▶ [Stored data]:
--- BEGIN ---

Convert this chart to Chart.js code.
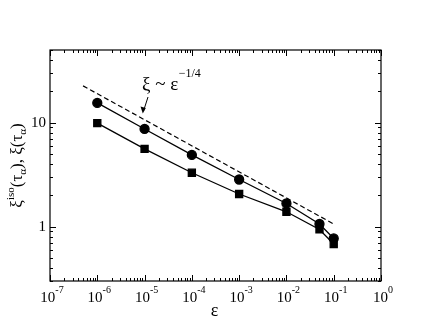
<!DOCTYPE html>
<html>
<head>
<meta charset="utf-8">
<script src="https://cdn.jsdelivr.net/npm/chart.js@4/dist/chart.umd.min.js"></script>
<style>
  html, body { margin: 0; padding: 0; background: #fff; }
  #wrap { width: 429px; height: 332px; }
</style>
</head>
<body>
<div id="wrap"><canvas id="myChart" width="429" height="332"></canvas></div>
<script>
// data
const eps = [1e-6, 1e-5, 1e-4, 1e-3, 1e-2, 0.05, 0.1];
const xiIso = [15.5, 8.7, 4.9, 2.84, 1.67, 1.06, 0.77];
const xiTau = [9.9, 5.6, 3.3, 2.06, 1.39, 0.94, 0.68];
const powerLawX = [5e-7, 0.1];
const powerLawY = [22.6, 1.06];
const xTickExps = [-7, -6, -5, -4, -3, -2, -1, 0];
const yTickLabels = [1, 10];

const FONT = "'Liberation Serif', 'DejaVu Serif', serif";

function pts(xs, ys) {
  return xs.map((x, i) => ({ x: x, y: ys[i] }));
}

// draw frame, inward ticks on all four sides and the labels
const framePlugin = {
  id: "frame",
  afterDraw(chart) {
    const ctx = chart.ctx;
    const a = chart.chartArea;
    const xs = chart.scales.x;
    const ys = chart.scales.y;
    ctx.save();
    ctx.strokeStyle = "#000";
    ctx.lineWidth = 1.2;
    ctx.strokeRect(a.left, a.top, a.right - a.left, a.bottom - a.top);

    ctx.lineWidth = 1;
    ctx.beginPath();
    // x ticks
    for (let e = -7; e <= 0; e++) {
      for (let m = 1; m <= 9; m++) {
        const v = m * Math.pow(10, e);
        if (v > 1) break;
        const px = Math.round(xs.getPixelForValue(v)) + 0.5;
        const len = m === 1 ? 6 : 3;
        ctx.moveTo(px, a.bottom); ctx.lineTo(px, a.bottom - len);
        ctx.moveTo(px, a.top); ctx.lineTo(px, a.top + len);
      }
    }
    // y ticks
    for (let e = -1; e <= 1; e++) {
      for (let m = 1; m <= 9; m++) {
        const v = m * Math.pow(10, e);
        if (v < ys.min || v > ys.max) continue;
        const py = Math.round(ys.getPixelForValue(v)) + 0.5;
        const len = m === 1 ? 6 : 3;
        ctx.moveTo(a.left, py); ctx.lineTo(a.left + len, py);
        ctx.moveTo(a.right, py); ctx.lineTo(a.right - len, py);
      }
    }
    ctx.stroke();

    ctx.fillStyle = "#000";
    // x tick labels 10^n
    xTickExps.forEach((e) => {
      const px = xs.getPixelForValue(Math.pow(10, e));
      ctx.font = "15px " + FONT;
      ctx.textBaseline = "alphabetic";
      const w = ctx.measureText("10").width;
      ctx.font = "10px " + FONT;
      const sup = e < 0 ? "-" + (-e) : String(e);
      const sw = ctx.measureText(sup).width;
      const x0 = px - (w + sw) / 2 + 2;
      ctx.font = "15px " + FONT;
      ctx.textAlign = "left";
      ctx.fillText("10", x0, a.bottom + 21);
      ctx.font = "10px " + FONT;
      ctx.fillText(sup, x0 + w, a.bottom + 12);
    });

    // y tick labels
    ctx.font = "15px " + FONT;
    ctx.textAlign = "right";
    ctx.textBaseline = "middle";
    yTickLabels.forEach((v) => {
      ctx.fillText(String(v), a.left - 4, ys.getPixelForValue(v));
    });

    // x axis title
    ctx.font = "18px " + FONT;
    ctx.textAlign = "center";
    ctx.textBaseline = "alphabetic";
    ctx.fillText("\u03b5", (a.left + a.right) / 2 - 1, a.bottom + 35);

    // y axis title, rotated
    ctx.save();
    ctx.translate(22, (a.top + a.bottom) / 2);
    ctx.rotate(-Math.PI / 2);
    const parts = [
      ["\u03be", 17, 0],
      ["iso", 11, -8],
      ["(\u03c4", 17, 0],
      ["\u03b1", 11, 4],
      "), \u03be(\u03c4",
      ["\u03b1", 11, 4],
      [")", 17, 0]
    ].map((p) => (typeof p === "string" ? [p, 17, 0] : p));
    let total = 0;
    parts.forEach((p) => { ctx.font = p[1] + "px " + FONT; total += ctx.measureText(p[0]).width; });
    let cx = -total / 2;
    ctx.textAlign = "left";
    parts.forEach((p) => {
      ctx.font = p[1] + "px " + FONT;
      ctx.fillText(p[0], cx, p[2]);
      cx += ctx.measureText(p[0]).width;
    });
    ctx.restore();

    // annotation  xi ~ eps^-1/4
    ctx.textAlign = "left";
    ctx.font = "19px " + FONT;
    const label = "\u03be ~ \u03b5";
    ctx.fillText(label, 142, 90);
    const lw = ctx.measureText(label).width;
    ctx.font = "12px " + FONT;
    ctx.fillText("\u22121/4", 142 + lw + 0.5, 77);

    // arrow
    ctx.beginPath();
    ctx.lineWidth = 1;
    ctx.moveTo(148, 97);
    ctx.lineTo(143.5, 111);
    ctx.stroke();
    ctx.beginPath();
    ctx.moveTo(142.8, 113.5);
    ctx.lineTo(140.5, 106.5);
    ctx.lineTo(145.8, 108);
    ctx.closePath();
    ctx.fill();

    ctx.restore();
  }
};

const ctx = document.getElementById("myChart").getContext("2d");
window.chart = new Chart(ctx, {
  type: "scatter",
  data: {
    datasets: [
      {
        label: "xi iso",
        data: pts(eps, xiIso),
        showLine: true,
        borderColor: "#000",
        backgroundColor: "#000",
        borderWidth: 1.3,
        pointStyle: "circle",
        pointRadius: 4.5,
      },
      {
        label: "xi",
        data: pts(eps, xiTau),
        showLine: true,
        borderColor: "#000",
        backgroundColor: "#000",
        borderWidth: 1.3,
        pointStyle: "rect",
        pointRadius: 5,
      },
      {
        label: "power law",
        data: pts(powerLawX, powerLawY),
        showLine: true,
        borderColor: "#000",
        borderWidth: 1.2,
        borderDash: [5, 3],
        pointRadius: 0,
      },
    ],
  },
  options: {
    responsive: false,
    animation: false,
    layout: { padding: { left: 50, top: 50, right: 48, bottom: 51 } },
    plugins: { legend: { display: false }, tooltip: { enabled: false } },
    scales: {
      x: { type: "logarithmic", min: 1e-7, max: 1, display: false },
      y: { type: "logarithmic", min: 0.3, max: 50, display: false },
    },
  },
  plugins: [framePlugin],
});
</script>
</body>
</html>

--- END ---

Output each line exactly; omit every picture.

▶ [Result of this task]:
Convert this chart to Chart.js code.
<!DOCTYPE html>
<html>
<head>
<meta charset="utf-8">
<script src="https://cdn.jsdelivr.net/npm/chart.js@4/dist/chart.umd.min.js"></script>
<style>
  html, body { margin: 0; padding: 0; background: #fff; }
  #wrap { width: 429px; height: 332px; }
</style>
</head>
<body>
<div id="wrap"><canvas id="myChart" width="429" height="332"></canvas></div>
<script>
// data
const eps = [1e-6, 1e-5, 1e-4, 1e-3, 1e-2, 0.05, 0.1];
const xiIso = [15.5, 8.7, 4.9, 2.84, 1.67, 1.06, 0.77];
const xiTau = [9.9, 5.6, 3.3, 2.06, 1.39, 0.94, 0.68];
const powerLawX = [5e-7, 0.1];
const powerLawY = [22.6, 1.06];
const xTickExps = [-7, -6, -5, -4, -3, -2, -1, 0];
const yTickLabels = [1, 10];

const FONT = "'Liberation Serif', 'DejaVu Serif', serif";

function pts(xs, ys) {
  return xs.map((x, i) => ({ x: x, y: ys[i] }));
}

// draw frame, inward ticks on all four sides and the labels
const framePlugin = {
  id: "frame",
  afterDraw(chart) {
    const ctx = chart.ctx;
    const a = chart.chartArea;
    const xs = chart.scales.x;
    const ys = chart.scales.y;
    ctx.save();
    ctx.strokeStyle = "#000";
    ctx.lineWidth = 1.2;
    ctx.strokeRect(a.left, a.top, a.right - a.left, a.bottom - a.top);

    ctx.lineWidth = 1;
    ctx.beginPath();
    // x ticks
    for (let e = -7; e <= 0; e++) {
      for (let m = 1; m <= 9; m++) {
        const v = m * Math.pow(10, e);
        if (v > 1) break;
        const px = Math.round(xs.getPixelForValue(v)) + 0.5;
        const len = m === 1 ? 6 : 3;
        ctx.moveTo(px, a.bottom); ctx.lineTo(px, a.bottom - len);
        ctx.moveTo(px, a.top); ctx.lineTo(px, a.top + len);
      }
    }
    // y ticks
    for (let e = -1; e <= 1; e++) {
      for (let m = 1; m <= 9; m++) {
        const v = m * Math.pow(10, e);
        if (v < ys.min || v > ys.max) continue;
        const py = Math.round(ys.getPixelForValue(v)) + 0.5;
        const len = m === 1 ? 6 : 3;
        ctx.moveTo(a.left, py); ctx.lineTo(a.left + len, py);
        ctx.moveTo(a.right, py); ctx.lineTo(a.right - len, py);
      }
    }
    ctx.stroke();

    ctx.fillStyle = "#000";
    // x tick labels 10^n
    xTickExps.forEach((e) => {
      const px = xs.getPixelForValue(Math.pow(10, e));
      ctx.font = "15px " + FONT;
      ctx.textBaseline = "alphabetic";
      const w = ctx.measureText("10").width;
      ctx.font = "10px " + FONT;
      const sup = e < 0 ? "-" + (-e) : String(e);
      const sw = ctx.measureText(sup).width;
      const x0 = px - (w + sw) / 2 + 2;
      ctx.font = "15px " + FONT;
      ctx.textAlign = "left";
      ctx.fillText("10", x0, a.bottom + 21);
      ctx.font = "10px " + FONT;
      ctx.fillText(sup, x0 + w, a.bottom + 12);
    });

    // y tick labels
    ctx.font = "15px " + FONT;
    ctx.textAlign = "right";
    ctx.textBaseline = "middle";
    yTickLabels.forEach((v) => {
      ctx.fillText(String(v), a.left - 4, ys.getPixelForValue(v));
    });

    // x axis title
    ctx.font = "18px " + FONT;
    ctx.textAlign = "center";
    ctx.textBaseline = "alphabetic";
    ctx.fillText("\u03b5", (a.left + a.right) / 2 - 1, a.bottom + 35);

    // y axis title, rotated
    ctx.save();
    ctx.translate(22, (a.top + a.bottom) / 2);
    ctx.rotate(-Math.PI / 2);
    const parts = [
      ["\u03be", 17, 0],
      ["iso", 11, -8],
      ["(\u03c4", 17, 0],
      ["\u03b1", 11, 4],
      "), \u03be(\u03c4",
      ["\u03b1", 11, 4],
      [")", 17, 0]
    ].map((p) => (typeof p === "string" ? [p, 17, 0] : p));
    let total = 0;
    parts.forEach((p) => { ctx.font = p[1] + "px " + FONT; total += ctx.measureText(p[0]).width; });
    let cx = -total / 2;
    ctx.textAlign = "left";
    parts.forEach((p) => {
      ctx.font = p[1] + "px " + FONT;
      ctx.fillText(p[0], cx, p[2]);
      cx += ctx.measureText(p[0]).width;
    });
    ctx.restore();

    // annotation  xi ~ eps^-1/4
    ctx.textAlign = "left";
    ctx.font = "19px " + FONT;
    const label = "\u03be ~ \u03b5";
    ctx.fillText(label, 142, 90);
    const lw = ctx.measureText(label).width;
    ctx.font = "12px " + FONT;
    ctx.fillText("\u22121/4", 142 + lw + 0.5, 77);

    // arrow
    ctx.beginPath();
    ctx.lineWidth = 1;
    ctx.moveTo(148, 97);
    ctx.lineTo(143.5, 111);
    ctx.stroke();
    ctx.beginPath();
    ctx.moveTo(142.8, 113.5);
    ctx.lineTo(140.5, 106.5);
    ctx.lineTo(145.8, 108);
    ctx.closePath();
    ctx.fill();

    ctx.restore();
  }
};

const ctx = document.getElementById("myChart").getContext("2d");
window.chart = new Chart(ctx, {
  type: "scatter",
  data: {
    datasets: [
      {
        label: "xi iso",
        data: pts(eps, xiIso),
        showLine: true,
        borderColor: "#000",
        backgroundColor: "#000",
        borderWidth: 1.3,
        pointStyle: "circle",
        pointRadius: 4.5,
      },
      {
        label: "xi",
        data: pts(eps, xiTau),
        showLine: true,
        borderColor: "#000",
        backgroundColor: "#000",
        borderWidth: 1.3,
        pointStyle: "rect",
        pointRadius: 5,
      },
      {
        label: "power law",
        data: pts(powerLawX, powerLawY),
        showLine: true,
        borderColor: "#000",
        borderWidth: 1.2,
        borderDash: [5, 3],
        pointRadius: 0,
      },
    ],
  },
  options: {
    responsive: false,
    animation: false,
    layout: { padding: { left: 50, top: 50, right: 48, bottom: 51 } },
    plugins: { legend: { display: false }, tooltip: { enabled: false } },
    scales: {
      x: { type: "logarithmic", min: 1e-7, max: 1, display: false },
      y: { type: "logarithmic", min: 0.3, max: 50, display: false },
    },
  },
  plugins: [framePlugin],
});
</script>
</body>
</html>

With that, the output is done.